• _Problem requirements_:
Find each line with the word "this" and say how many there are, nothing else.
* * *
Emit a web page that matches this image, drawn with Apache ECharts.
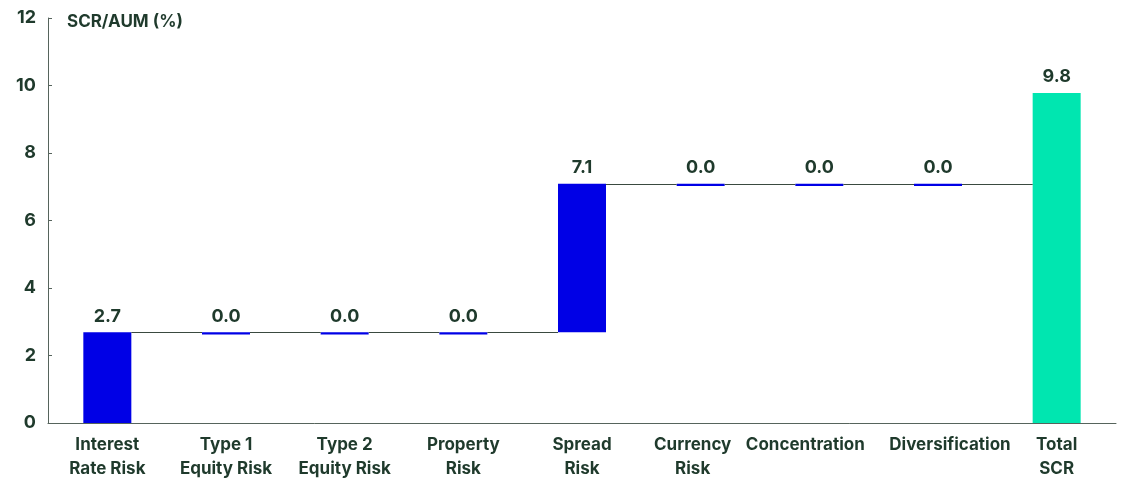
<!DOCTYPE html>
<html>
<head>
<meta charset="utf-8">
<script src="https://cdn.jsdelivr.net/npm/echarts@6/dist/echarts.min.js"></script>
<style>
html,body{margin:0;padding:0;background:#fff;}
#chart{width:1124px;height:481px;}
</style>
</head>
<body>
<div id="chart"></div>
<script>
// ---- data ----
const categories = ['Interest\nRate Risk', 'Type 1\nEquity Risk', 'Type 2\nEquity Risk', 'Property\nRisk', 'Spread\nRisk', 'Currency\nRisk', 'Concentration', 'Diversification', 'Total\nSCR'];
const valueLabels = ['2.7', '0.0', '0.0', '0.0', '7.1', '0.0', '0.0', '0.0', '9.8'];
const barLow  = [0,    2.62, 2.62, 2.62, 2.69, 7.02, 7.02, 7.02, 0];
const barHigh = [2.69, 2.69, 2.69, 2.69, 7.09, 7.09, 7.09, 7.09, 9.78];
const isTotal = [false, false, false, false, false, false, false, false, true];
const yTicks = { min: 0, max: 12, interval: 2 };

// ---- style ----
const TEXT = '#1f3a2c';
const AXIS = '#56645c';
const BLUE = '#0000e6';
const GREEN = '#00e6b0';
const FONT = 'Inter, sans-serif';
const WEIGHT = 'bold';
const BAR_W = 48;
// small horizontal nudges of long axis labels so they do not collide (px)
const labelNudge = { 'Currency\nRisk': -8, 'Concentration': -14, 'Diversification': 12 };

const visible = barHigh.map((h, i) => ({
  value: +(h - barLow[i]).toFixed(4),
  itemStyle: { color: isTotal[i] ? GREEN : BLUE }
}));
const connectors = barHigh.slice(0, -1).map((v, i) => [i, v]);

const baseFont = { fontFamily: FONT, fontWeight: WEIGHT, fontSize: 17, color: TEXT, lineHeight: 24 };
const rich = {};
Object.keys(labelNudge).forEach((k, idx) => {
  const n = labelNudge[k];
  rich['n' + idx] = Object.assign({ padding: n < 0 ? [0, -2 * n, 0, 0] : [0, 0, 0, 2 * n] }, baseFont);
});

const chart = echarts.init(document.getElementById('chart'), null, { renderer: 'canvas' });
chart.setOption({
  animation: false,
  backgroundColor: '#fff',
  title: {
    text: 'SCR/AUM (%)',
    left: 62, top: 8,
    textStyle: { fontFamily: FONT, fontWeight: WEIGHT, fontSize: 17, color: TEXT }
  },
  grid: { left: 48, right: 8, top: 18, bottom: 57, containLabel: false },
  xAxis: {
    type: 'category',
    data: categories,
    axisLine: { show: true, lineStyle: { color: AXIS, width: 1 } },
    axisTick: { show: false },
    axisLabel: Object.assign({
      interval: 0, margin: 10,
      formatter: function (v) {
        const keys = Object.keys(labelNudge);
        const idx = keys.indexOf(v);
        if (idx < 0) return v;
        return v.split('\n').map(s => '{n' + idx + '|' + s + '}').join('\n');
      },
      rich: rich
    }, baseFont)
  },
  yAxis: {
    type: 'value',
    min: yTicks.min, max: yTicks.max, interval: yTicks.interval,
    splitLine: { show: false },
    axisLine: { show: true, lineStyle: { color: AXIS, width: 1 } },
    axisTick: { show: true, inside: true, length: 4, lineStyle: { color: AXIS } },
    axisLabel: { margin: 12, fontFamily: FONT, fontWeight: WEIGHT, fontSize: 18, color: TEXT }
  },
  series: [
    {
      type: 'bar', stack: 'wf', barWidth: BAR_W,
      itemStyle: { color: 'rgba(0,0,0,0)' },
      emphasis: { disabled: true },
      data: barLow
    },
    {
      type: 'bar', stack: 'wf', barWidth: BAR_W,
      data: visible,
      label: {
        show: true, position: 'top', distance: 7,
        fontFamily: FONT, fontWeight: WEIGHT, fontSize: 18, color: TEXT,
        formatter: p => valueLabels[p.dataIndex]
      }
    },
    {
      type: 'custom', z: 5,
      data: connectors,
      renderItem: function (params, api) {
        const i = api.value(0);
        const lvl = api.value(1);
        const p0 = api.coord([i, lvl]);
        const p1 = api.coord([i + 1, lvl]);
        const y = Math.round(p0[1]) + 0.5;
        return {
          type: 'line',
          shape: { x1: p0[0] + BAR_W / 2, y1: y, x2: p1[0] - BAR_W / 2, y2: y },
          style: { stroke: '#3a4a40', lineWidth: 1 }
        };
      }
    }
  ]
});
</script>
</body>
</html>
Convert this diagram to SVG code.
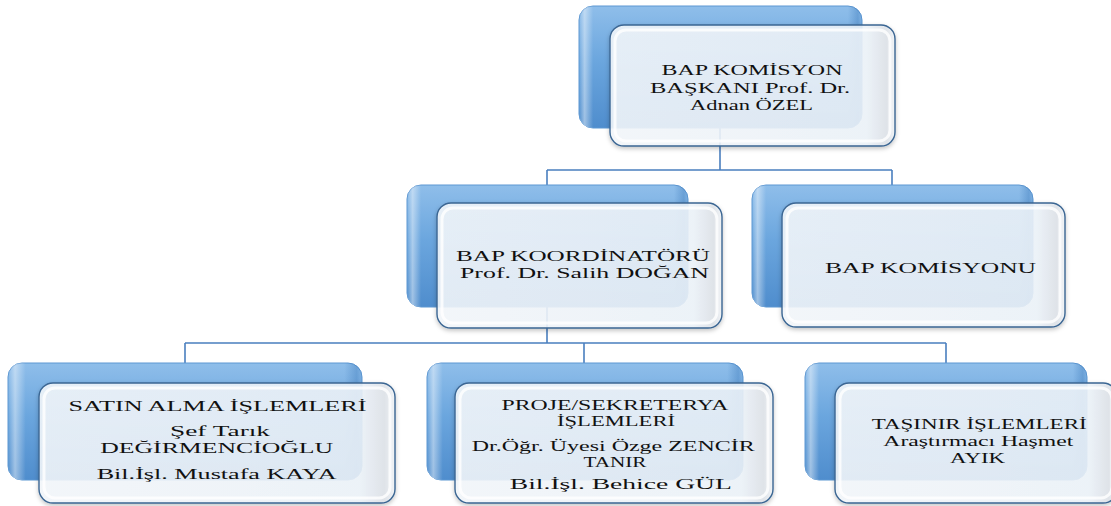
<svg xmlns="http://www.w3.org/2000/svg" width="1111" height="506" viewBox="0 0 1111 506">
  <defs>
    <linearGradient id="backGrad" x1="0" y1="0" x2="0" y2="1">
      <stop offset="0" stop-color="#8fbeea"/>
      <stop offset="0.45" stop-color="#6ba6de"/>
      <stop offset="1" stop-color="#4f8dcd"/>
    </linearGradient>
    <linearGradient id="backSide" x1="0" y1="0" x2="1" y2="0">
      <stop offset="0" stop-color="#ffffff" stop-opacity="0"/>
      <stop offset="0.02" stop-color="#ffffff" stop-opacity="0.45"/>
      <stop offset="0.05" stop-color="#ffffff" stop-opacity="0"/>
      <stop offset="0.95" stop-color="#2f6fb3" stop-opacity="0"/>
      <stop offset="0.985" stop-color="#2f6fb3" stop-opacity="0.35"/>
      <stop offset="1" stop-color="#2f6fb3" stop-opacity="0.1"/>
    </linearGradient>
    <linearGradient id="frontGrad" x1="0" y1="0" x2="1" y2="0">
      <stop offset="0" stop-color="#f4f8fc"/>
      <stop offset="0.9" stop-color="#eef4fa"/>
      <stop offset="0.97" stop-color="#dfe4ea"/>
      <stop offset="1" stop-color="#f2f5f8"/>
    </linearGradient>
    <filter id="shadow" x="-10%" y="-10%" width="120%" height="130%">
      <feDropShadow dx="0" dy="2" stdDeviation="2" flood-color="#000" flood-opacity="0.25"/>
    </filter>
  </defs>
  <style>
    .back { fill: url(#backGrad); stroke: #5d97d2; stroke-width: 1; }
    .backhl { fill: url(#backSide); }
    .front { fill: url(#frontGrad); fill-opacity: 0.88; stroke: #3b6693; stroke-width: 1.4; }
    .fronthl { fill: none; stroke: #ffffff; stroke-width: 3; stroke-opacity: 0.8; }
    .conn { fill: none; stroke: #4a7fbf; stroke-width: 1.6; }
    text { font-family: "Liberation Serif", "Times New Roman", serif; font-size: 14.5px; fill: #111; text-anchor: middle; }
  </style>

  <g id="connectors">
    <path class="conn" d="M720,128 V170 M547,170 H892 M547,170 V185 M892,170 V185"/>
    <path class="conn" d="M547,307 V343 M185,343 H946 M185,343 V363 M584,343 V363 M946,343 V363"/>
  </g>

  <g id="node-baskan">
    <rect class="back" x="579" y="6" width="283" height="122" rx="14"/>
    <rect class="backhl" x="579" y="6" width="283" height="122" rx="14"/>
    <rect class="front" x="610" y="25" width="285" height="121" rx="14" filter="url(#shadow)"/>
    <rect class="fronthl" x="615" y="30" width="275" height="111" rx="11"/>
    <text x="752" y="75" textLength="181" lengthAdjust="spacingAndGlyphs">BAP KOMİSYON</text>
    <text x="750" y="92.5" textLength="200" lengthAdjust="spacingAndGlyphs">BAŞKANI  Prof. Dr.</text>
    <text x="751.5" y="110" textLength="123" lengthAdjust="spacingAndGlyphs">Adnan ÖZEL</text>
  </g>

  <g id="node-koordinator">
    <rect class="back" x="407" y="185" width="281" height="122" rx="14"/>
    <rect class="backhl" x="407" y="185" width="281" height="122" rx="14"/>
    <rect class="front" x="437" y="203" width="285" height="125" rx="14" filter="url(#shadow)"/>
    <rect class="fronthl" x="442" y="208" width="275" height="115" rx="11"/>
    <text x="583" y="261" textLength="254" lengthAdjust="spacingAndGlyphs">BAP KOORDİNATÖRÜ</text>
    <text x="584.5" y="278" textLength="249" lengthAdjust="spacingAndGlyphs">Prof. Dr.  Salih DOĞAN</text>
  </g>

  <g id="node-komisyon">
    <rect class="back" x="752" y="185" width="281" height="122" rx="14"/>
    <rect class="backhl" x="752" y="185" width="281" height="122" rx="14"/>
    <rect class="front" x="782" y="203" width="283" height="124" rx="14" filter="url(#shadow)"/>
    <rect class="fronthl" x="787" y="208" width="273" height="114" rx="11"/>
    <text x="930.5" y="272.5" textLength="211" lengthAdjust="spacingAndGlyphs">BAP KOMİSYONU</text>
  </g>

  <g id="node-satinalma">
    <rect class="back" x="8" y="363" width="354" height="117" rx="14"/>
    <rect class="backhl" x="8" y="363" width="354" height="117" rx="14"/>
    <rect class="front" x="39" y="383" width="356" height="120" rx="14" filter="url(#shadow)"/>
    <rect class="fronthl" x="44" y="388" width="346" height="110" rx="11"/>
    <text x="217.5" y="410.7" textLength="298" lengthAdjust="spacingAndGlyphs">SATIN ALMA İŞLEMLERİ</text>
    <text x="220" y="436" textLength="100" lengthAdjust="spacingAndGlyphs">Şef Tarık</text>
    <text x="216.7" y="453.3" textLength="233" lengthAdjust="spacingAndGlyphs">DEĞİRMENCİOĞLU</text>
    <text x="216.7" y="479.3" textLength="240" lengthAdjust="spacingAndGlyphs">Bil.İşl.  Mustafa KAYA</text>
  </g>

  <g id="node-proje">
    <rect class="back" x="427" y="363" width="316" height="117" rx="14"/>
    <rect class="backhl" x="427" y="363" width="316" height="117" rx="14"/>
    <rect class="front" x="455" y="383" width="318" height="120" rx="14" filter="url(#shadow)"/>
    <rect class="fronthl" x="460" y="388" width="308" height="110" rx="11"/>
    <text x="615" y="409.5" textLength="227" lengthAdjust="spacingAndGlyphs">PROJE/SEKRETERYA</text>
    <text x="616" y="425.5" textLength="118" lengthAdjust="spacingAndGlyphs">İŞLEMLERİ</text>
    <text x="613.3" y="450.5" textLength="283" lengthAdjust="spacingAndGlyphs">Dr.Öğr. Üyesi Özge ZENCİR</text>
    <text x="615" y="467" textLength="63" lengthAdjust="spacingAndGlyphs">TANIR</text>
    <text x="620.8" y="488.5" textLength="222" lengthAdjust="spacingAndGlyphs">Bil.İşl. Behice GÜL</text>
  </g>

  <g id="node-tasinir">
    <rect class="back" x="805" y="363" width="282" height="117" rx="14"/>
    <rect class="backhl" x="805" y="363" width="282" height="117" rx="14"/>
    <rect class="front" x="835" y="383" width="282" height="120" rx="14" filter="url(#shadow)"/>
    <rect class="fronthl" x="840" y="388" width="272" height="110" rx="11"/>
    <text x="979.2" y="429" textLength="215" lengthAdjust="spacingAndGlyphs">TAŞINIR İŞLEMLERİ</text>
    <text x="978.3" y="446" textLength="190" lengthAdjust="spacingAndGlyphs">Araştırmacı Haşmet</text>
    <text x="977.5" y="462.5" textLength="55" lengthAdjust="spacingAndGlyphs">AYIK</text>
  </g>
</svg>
* * *
• _The completed task_:
2